Given that they’ll be checking every node in a cluster, these checks will need to be highly concurrent and very fast. Sharif showed us a split brain check he wrote in Golang.
You should automate recovery from as many alert conditions as you can. Where it’s not possible to automatically recover from an error condition, you should aim to respond sensibly. Sharif described an example, in which an alert trigger by a split-brain in the cluster might automatically switch all nodes into read-only mode to prevent divergence.
Use the statistics API as a source of many useful metrics about your nodes and their opinions about the cluster. It also exposes a bunch of generic stuff about the JVM and things.
Finally, Sharif gave a few tips about tuning Elasticsearch clusters. The core of his advice boiled down to taking a principled approach: tuning individual parameters, reproducing each test as closely as possible (same time of day, etc.), consider actual numbers (not just graphs), etc. Essentially: use science!
Sharif’s slides are available on Speaker Deck; I’ve probably got a bunch of stuff wrong here, so you should probably go and review them for yourself!
Clinton Gormley on Elasticsearch 1.0
Clinton works for Elasticsearch where he develops the Perl client libraries, does training and evangelising, “keeps Elasticsearch honest” and some other stuff. He gave us a run down on the new features and other improvements in the forthcoming Elasticsearch 1.0 release.
Amongst the many things mentioned, these few stuck out to me:
You cannot currently use different versions of Elasticsearch in the same cluster; upgrades involve tearing down your entire cluster and bringing up a new one (possibly not in that order). 1.0 will allow rolling upgrades of your nodes without having to do the whole cluster in one fell swoop.
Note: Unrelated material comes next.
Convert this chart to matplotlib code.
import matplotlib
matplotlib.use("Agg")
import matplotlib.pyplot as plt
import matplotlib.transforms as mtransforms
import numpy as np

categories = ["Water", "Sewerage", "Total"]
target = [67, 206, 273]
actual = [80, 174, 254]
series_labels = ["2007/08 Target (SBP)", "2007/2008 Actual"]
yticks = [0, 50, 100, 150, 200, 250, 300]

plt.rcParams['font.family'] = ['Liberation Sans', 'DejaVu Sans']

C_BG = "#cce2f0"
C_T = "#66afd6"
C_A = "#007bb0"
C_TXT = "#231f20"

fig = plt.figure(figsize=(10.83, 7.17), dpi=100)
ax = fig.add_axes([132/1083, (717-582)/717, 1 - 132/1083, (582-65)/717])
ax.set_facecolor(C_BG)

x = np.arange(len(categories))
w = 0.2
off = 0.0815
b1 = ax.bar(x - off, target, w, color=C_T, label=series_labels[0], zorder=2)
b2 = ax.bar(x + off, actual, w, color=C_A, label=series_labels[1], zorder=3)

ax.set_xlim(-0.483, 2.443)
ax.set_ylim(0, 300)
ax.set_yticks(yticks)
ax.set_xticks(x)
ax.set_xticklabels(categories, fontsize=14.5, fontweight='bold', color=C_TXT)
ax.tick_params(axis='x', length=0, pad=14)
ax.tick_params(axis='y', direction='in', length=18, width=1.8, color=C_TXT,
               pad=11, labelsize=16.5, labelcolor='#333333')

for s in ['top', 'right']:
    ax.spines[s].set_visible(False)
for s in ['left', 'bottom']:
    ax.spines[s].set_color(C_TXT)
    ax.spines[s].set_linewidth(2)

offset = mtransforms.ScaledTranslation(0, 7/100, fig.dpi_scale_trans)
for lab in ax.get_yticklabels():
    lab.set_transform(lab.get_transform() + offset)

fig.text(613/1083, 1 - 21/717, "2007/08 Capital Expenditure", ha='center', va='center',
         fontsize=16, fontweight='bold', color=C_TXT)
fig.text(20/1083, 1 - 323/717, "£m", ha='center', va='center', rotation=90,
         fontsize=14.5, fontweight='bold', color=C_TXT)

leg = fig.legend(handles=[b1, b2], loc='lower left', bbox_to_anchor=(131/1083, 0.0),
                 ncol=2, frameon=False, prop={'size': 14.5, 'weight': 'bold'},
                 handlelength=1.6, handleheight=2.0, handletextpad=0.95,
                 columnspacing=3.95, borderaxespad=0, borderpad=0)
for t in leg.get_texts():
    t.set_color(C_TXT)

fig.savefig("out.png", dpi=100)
You can backup the data in current Elasticsearch clusters, but it’s very much a do-it-yourself process: disable flushing, find all primary shard locations, copy their files, enable flushing. Version 1.0 will provide API methods to trigger a snapshot which will be written to a configured repository (S3, HDFS, etc.) Comparable changes have been made to the process of restoring a snapshot: the current manual process will be replaced with a few API calls.
The percolator functionality – which allows applications to do things like reverse search, alerts, and updatable result sets – is now implemented in a way which lets it scale as well as any other index in the cluster. It also supports multiple indices, aliases, and has a bunch of other improvements.
The new cat API provides direct access to a range of metrics in human-friendly formats (i.e. not large JSON documents). This includes a bunch of things that humans and monitoring systems are often curious about: sizes, counts, statuses, etc.
The existing support for facets has been drastically improved with a new feature called aggregations. These allow you to express a bunch of things which aren’t really expressible with traditional facets. These looked very powerful and very cool!
Clinton’s slides (originally prepared by Igor Motov) are available on Speaker Deck; go read them!
The questions prompted a few interesting details: Elasticsearch have just hired a few machine learning people to work on the product; they aren’t yet sure what, specifically, they’ll be working on, but we can expect some learning-type things in Elasticsearch soon.